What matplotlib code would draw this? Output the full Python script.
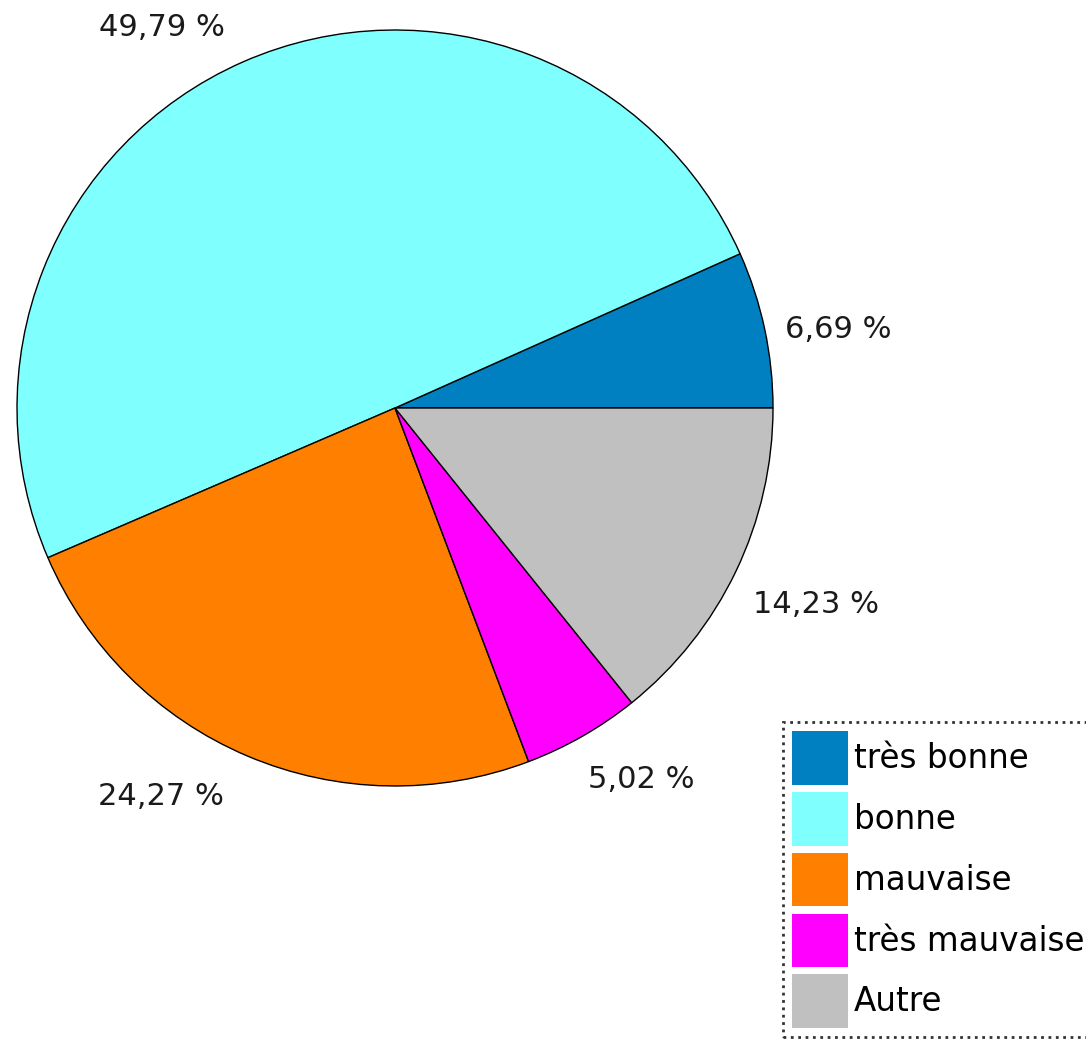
import matplotlib
matplotlib.use('Agg')
import matplotlib.pyplot as plt
from matplotlib.patches import Patch
import numpy as np

# data
categories = ['très bonne', 'bonne', 'mauvaise', 'très mauvaise', 'Autre']
shares = [6.69, 49.79, 24.27, 5.02, 14.23]
colors = ['#0080C0', '#80FFFF', '#FF8000', '#FF00FF', '#C0C0C0']

# label placement around the pie (degrees, radius in pie units)
label_angles = [10, 121.5, 239, -56.5, -25]
label_radius = [1.19, 1.18, 1.20, 1.18, 1.23]

fig = plt.figure(figsize=(10.86, 10.40), dpi=100)
ax = fig.add_axes([17 / 1086, 1 - 786 / 1040, 756 / 1086, 756 / 1040])

wedges, _ = ax.pie(shares, colors=colors, startangle=0, counterclock=True,
                   radius=1, wedgeprops={'edgecolor': 'black', 'linewidth': 1})
ax.set_xlim(-1, 1)
ax.set_ylim(-1, 1)
ax.set_aspect('equal')
ax.axis('off')

# percentage labels
for val, ang, r in zip(shares, label_angles, label_radius):
    a = np.deg2rad(ang)
    txt = f"{val:.2f} %".replace('.', ',')
    ax.text(r * np.cos(a), r * np.sin(a), txt, ha='center', va='center',
            fontsize=22, color='#1a1a1a', clip_on=False)

# legend
handles = [Patch(facecolor=c, edgecolor='none') for c in colors]
leg = fig.legend(handles, categories, loc='upper left',
                 bbox_to_anchor=(783 / 1086, 1 - 722 / 1040),
                 fontsize=23.5, frameon=True, fancybox=False,
                 handlelength=1.7, handleheight=2.15, labelspacing=0.22,
                 handletextpad=0.2, borderpad=0.28, borderaxespad=0)
leg.get_frame().set_edgecolor('black')
leg.get_frame().set_linestyle(':')
leg.get_frame().set_linewidth(2)

fig.savefig('out.png', dpi=100)
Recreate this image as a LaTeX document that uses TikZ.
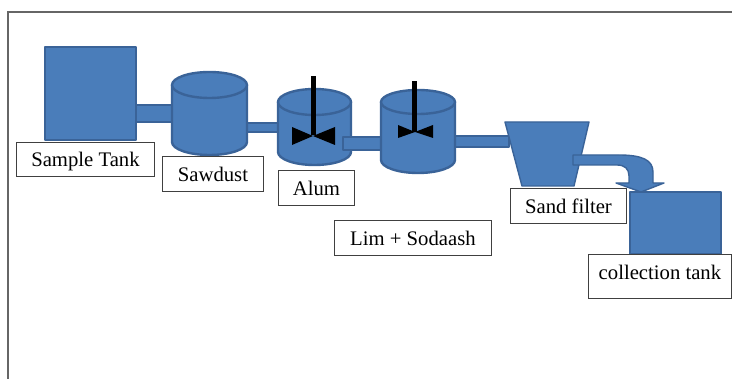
\documentclass[tikz,border=0pt]{standalone}
\usepackage{fontspec}
\setmainfont{Liberation Serif}
\definecolor{tankblue}{HTML}{4A7DBA}
\definecolor{tankedge}{HTML}{3A6398}

\begin{document}
\begin{tikzpicture}[x=1pt,y=-1pt]

\tikzset{tankpart/.style = {fill=tankblue, draw=tankedge, line width=2.4pt, line join=round}}
\tikzset{labelbox/.style = {draw=black!75, fill=white, line width=.9pt, inner sep=0pt, anchor=north west, text height=15pt, text depth=0pt, font=\fontsize{20.7}{24}\selectfont}}
\tikzset{stirrer/.style = {fill=black, draw=none}}

\useasboundingbox (0,0) rectangle (732,379);
\fill[white] (0,0) rectangle (732,379);

% frame
\draw[black!60, line width=1.2pt] (8,379) -- (8,12) -- (732,12);

% pipes behind the vessels
\draw[tankpart] (136,105) rectangle (174,122);
\draw[tankpart] (245,123) rectangle (280,132);
\draw[tankpart] (453,136) rectangle (509,147);

% sample tank
\draw[tankpart] (45,47) rectangle (136,140);

% sawdust
\draw[tankpart] (172,85) -- (172,142) arc[start angle=180, end angle=360, x radius=37.5pt, y radius=13pt] -- (247,85);
\draw[tankpart] (209.5,85) ellipse [x radius=37.5pt, y radius=13pt];

% alum
\draw[tankpart] (278,102) -- (278,152) arc[start angle=180, end angle=360, x radius=36.5pt, y radius=13pt] -- (351,102);
\draw[tankpart] (314.5,102) ellipse [x radius=36.5pt, y radius=13pt];
\fill[stirrer] (310.5,76) rectangle (315.5,135);
\fill[stirrer] (292,127) -- (313,136) -- (335,127) -- (335,145) -- (313,136) -- (292,145) -- cycle;

% pipe over alum
\draw[tankpart] (343,137) rectangle (383,150);

% second stirred vessel
\draw[tankpart] (381,102) -- (381,160) arc[start angle=180, end angle=360, x radius=37pt, y radius=13pt] -- (455,102);
\draw[tankpart] (418,102) ellipse [x radius=37pt, y radius=12pt];
\fill[stirrer] (411.5,81) rectangle (416.5,132);
\fill[stirrer] (398,125) -- (415,132) -- (433,125) -- (433,138) -- (415,132) -- (398,138) -- cycle;

% sand filter
\draw[tankpart, line width=1.4pt] (505,122) -- (589,122) -- (574,186) -- (522,186) -- cycle;

% collection tank
\draw[tankpart] (630,192) rectangle (721,254);

% outlet
\draw[tankpart, line width=1.4pt] (573,155) -- (619,155) .. controls (642,155) and (653,160) .. (653,172) -- (653,183) -- (664,183) -- (641,192) -- (616,183) -- (629,183) -- (629,176) .. controls (629,169) and (625,165) .. (617,165) -- (573,165) -- cycle;

% labels
\node[labelbox, minimum width=138pt, minimum height=34pt] (sampleLabel) at (16,142) {Sample Tank};
\node[labelbox, minimum width=101pt, minimum height=35pt] (sawdustLabel) at (162,156) {Sawdust};
\node[labelbox, minimum width=76pt, minimum height=35pt] (alumLabel) at (278,170) {Alum};
\node[labelbox, minimum width=157pt, minimum height=35pt] (limeLabel) at (334,220) {Lim + Sodaash};
\node[labelbox, minimum width=116pt, minimum height=35pt] (sandLabel) at (510,188) {Sand filter};
\node[labelbox, minimum width=143pt, minimum height=44pt, text depth=9pt] (collectionLabel) at (588,254) {collection tank};

\end{tikzpicture}
\end{document}
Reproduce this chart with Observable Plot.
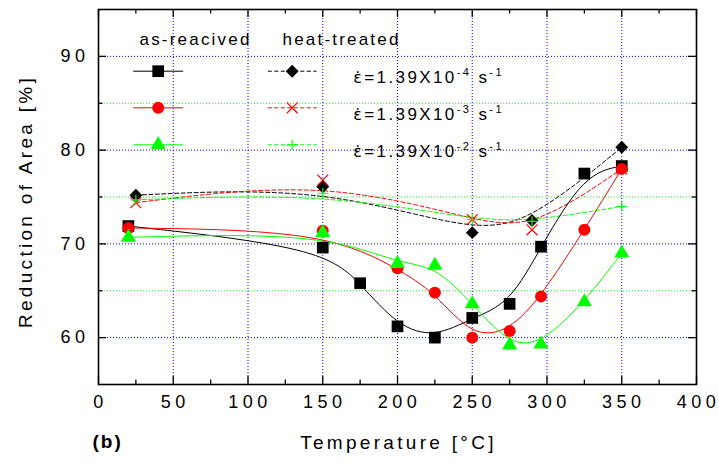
<!DOCTYPE html>
<html>
<head>
<meta charset="utf-8">
<script src="https://cdn.jsdelivr.net/npm/d3@7"></script>
<script src="https://cdn.jsdelivr.net/npm/@observablehq/plot@0.6"></script>
<style>
html, body { margin: 0; padding: 0; background: #fff; }
#chart { width: 719px; height: 469px; }
</style>
</head>
<body>
<div id="chart"></div>
<script>
// ---------------- data ----------------
const arTempBlack = [20, 150, 175, 200, 225, 250, 275, 296, 325, 350];
const arBlack     = [71.9, 69.6, 65.8, 61.2, 60.0, 62.1, 63.6, 69.7, 77.5, 78.3];
const arTempRG    = [20, 150, 200, 225, 250, 275, 296, 325, 350];
const arRed       = [71.7, 71.4, 67.4, 64.8, 60.0, 60.7, 64.4, 71.5, 78.0];
const arGreen     = [70.7, 71.2, 67.9, 67.7, 63.6, 59.2, 59.3, 63.8, 69.0];

const htTemp  = [25, 150, 250, 290, 350];
const htBlack = [75.2, 76.1, 71.2, 72.5, 80.3];
const htRed   = [74.4, 76.8, 72.6, 71.5, 78.0];
const htGreen = [74.7, 75.4, 72.6, 72.4, 74.0];

const groupLabels = ["as-reacived", "heat-treated"];
const strainMantissa = ["1.39", "1.39", "1.39"];
const strainExponent = ["-4", "-3", "-2"];

const xTicks = [0, 50, 100, 150, 200, 250, 300, 350, 400];
const xMinor = [25, 75, 125, 175, 225, 275, 325, 375];
const yTicks = [60, 70, 80, 90];
const yMinor = [65, 75, 85];
const xDomain = [0, 400];
const yDomain = [55, 95];
const xTitle = "Temperature [°C]";
const yTitle = "Reduction of Area [%]";
const panelTag = "(b)";

// ---------------- styles ----------------
const BLACK = "#000000", RED = "#ff0000", GREEN = "#00ff00", BLUE = "#0000ff";
const toRows = (xs, ys) => xs.map((x, i) => ({x, y: ys[i]}));

const asReceived = [
  {rows: toRows(arTempBlack, arBlack), color: BLACK, symbol: "square",   r: 6.6},
  {rows: toRows(arTempRG, arRed),      color: RED,   symbol: "circle",   r: 6.0},
  {rows: toRows(arTempRG, arGreen),    color: GREEN, symbol: "triangle", r: 5.6}
];
const heatTreated = [
  {rows: toRows(htTemp, htBlack), color: BLACK, symbol: "diamond2", r: 5.8, filled: true},
  {rows: toRows(htTemp, htRed),   color: RED,   symbol: "times",    r: 5.0, filled: false},
  {rows: toRows(htTemp, htGreen), color: GREEN, symbol: "plus",     r: 3.4, filled: false}
];

const DASH = "4,2.5";
const segment = (half) => ({draw(ctx) { ctx.moveTo(-half, 0); ctx.lineTo(half, 0); }});

const marks = [];

// grid
marks.push(Plot.ruleX(xTicks.filter(v => v > xDomain[0] && v < xDomain[1]), {stroke: BLUE, strokeWidth: 1, strokeDasharray: "1,2"}));
marks.push(Plot.ruleY(yTicks, {stroke: BLUE, strokeWidth: 1, strokeDasharray: "1,2"}));
marks.push(Plot.ruleY(yMinor, {stroke: GREEN, strokeWidth: 1, strokeDasharray: "1,2"}));

// heat-treated dashed curves
heatTreated.forEach(s => {
  marks.push(Plot.line(s.rows, {x: "x", y: "y", stroke: s.color, strokeWidth: 1, strokeDasharray: DASH, curve: "basis"}));
});
// as-received solid curves
asReceived.forEach(s => {
  marks.push(Plot.line(s.rows, {x: "x", y: "y", stroke: s.color, strokeWidth: 1, curve: "basis"}));
});
heatTreated.forEach(s => {
  marks.push(Plot.dot(s.rows, s.filled
    ? {x: "x", y: "y", symbol: s.symbol, r: s.r, fill: s.color, stroke: "none"}
    : {x: "x", y: "y", symbol: s.symbol, r: s.r, fill: "none", stroke: s.color, strokeWidth: 1.2}));
});
asReceived.forEach(s => {
  marks.push(Plot.dot(s.rows, {x: "x", y: "y", symbol: s.symbol, r: s.r, fill: s.color, stroke: "none"}));
});

// ---------------- legend (pixel layout relative to frame) ----------------
const legendRowsDy = [61.7, 98.3, 135.3];
const EPS = "\u03B5\u0307"; // epsilon with dot above (strain rate)
const strainTexts = strainMantissa.map((m, i) => `${EPS}=${m}X10^${strainExponent[i]} s^-1`);
marks.push(Plot.text([groupLabels[0]], {text: d => d, frameAnchor: "top-left", dx: 41, dy: 23.6, textAnchor: "start", fontSize: 17, fill: BLACK}));
marks.push(Plot.text([groupLabels[1]], {text: d => d, frameAnchor: "top-left", dx: 184, dy: 23.6, textAnchor: "start", fontSize: 17, fill: BLACK}));
legendRowsDy.forEach((dy, i) => {
  const a = asReceived[i], h = heatTreated[i];
  marks.push(Plot.dot([0], {frameAnchor: "top-left", dx: 59.7, dy, symbol: segment(25), fill: "none", stroke: a.color, strokeWidth: 1}));
  marks.push(Plot.dot([0], {frameAnchor: "top-left", dx: 59.7, dy, symbol: a.symbol, r: a.r, fill: a.color, stroke: "none"}));
  marks.push(Plot.dot([0], {frameAnchor: "top-left", dx: 193.7, dy, symbol: segment(24.4), fill: "none", stroke: h.color, strokeWidth: 1, strokeDasharray: DASH}));
  marks.push(Plot.dot([0], {frameAnchor: "top-left", dx: 193.7, dy, symbol: h.symbol, r: h.r,
    fill: h.filled ? h.color : "none", stroke: h.filled ? "none" : h.color, strokeWidth: 1.2}));
  marks.push(Plot.text([strainTexts[i]], {text: d => d, frameAnchor: "top-left", dx: 254.7, dy, textAnchor: "start", fontSize: 17, fill: BLACK}));
});

// ---------------- frame & inward ticks ----------------
marks.push(Plot.frame({stroke: BLACK, strokeWidth: 1.6}));
const TK = 8, TKm = 4.5, TW = 1.3;
marks.push(Plot.ruleX(xTicks, {y1: yDomain[0], y2: yDomain[0], insetTop: -TK, stroke: BLACK, strokeWidth: TW}));
marks.push(Plot.ruleX(xMinor, {y1: yDomain[0], y2: yDomain[0], insetTop: -TKm, stroke: BLACK, strokeWidth: TW}));
marks.push(Plot.ruleX(xTicks, {y1: yDomain[1], y2: yDomain[1], insetBottom: -TK, stroke: BLACK, strokeWidth: TW}));
marks.push(Plot.ruleX(xMinor, {y1: yDomain[1], y2: yDomain[1], insetBottom: -TKm, stroke: BLACK, strokeWidth: TW}));
marks.push(Plot.ruleY(yTicks, {x1: xDomain[0], x2: xDomain[0], insetRight: -TK, stroke: BLACK, strokeWidth: TW}));
marks.push(Plot.ruleY(yMinor, {x1: xDomain[0], x2: xDomain[0], insetRight: -TKm, stroke: BLACK, strokeWidth: TW}));
marks.push(Plot.ruleY(yTicks, {x1: xDomain[1], x2: xDomain[1], insetLeft: -TK, stroke: BLACK, strokeWidth: TW}));
marks.push(Plot.ruleY(yMinor, {x1: xDomain[1], x2: xDomain[1], insetLeft: -TKm, stroke: BLACK, strokeWidth: TW}));

// axes labels
marks.push(Plot.axisX({ticks: xTicks, tickSize: 0, tickPadding: 11, fontSize: 18, label: null, dx: 2, tickFormat: d => String(d)}));
marks.push(Plot.axisY({ticks: yTicks, tickSize: 0, tickPadding: 9, fontSize: 18, label: null, tickFormat: d => String(d)}));

// titles
marks.push(Plot.text([xTitle], {text: d => d, frameAnchor: "bottom", dx: 1, dy: 64, fontSize: 19, textAnchor: "middle", fill: BLACK}));
marks.push(Plot.text([yTitle], {text: d => d, frameAnchor: "left", dx: -73, dy: 4.5, rotate: -90, fontSize: 19, textAnchor: "middle", fill: BLACK}));
marks.push(Plot.text([panelTag], {text: d => d, frameAnchor: "bottom-left", dx: -6, dy: 63, fontSize: 19, fontWeight: "bold", textAnchor: "start", fill: BLACK}));

const svg = Plot.plot({
  width: 719,
  height: 469,
  marginLeft: 98,
  marginTop: 9,
  marginRight: 23,
  marginBottom: 85,
  x: {domain: xDomain},
  y: {domain: yDomain},
  style: {fontFamily: "'Liberation Sans', Arial, sans-serif", background: "#fff", color: "#000"},
  marks
});

// letter spacing per text role (text stays real text), identified by content
const root = d3.select(svg);
root.style("letter-spacing", "4.5px");
root.selectAll("text").each(function() {
  const t = d3.select(this);
  const s = t.text();
  if (s === xTitle || s === yTitle) t.style("letter-spacing", "3.3px");
  else if (s === panelTag) t.style("letter-spacing", "2px");
  else if (groupLabels.includes(s)) t.style("letter-spacing", "2.2px");
  else if (strainTexts.includes(s)) {
    const parts = s.split(/\^(\S+)/); // [base, exp, mid, exp, tail]
    t.text(null).style("letter-spacing", "2.4px");
    let raised = false;
    parts.forEach((p, k) => {
      if (!p) return;
      if (k % 2 === 1) {
        t.append("tspan").attr("dy", raised ? 0 : -7).attr("font-size", 11).text(p);
        raised = true;
      } else if (k === 0) {
        // dotted epsilon rendered with a font that positions the combining dot
        t.append("tspan").attr("font-family", "'DejaVu Sans'").attr("font-size", 16).text(EPS);
        t.append("tspan").text(p.slice(EPS.length));
      } else {
        t.append("tspan").attr("dy", raised ? 7 : 0).text(p);
        raised = false;
      }
    });
  }
});

document.getElementById("chart").appendChild(svg);
</script>
</body>
</html>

====================

Leave the pictures out and reproduce exactly the lines from the top of the listing above through the line with "label_radius = [1.19, 1.18, 1.20, 1.18, 1.23]".

What matplotlib code would draw this? Output the full Python script.
import matplotlib
matplotlib.use('Agg')
import matplotlib.pyplot as plt
from matplotlib.patches import Patch
import numpy as np

# data
categories = ['très bonne', 'bonne', 'mauvaise', 'très mauvaise', 'Autre']
shares = [6.69, 49.79, 24.27, 5.02, 14.23]
colors = ['#0080C0', '#80FFFF', '#FF8000', '#FF00FF', '#C0C0C0']

# label placement around the pie (degrees, radius in pie units)
label_angles = [10, 121.5, 239, -56.5, -25]
label_radius = [1.19, 1.18, 1.20, 1.18, 1.23]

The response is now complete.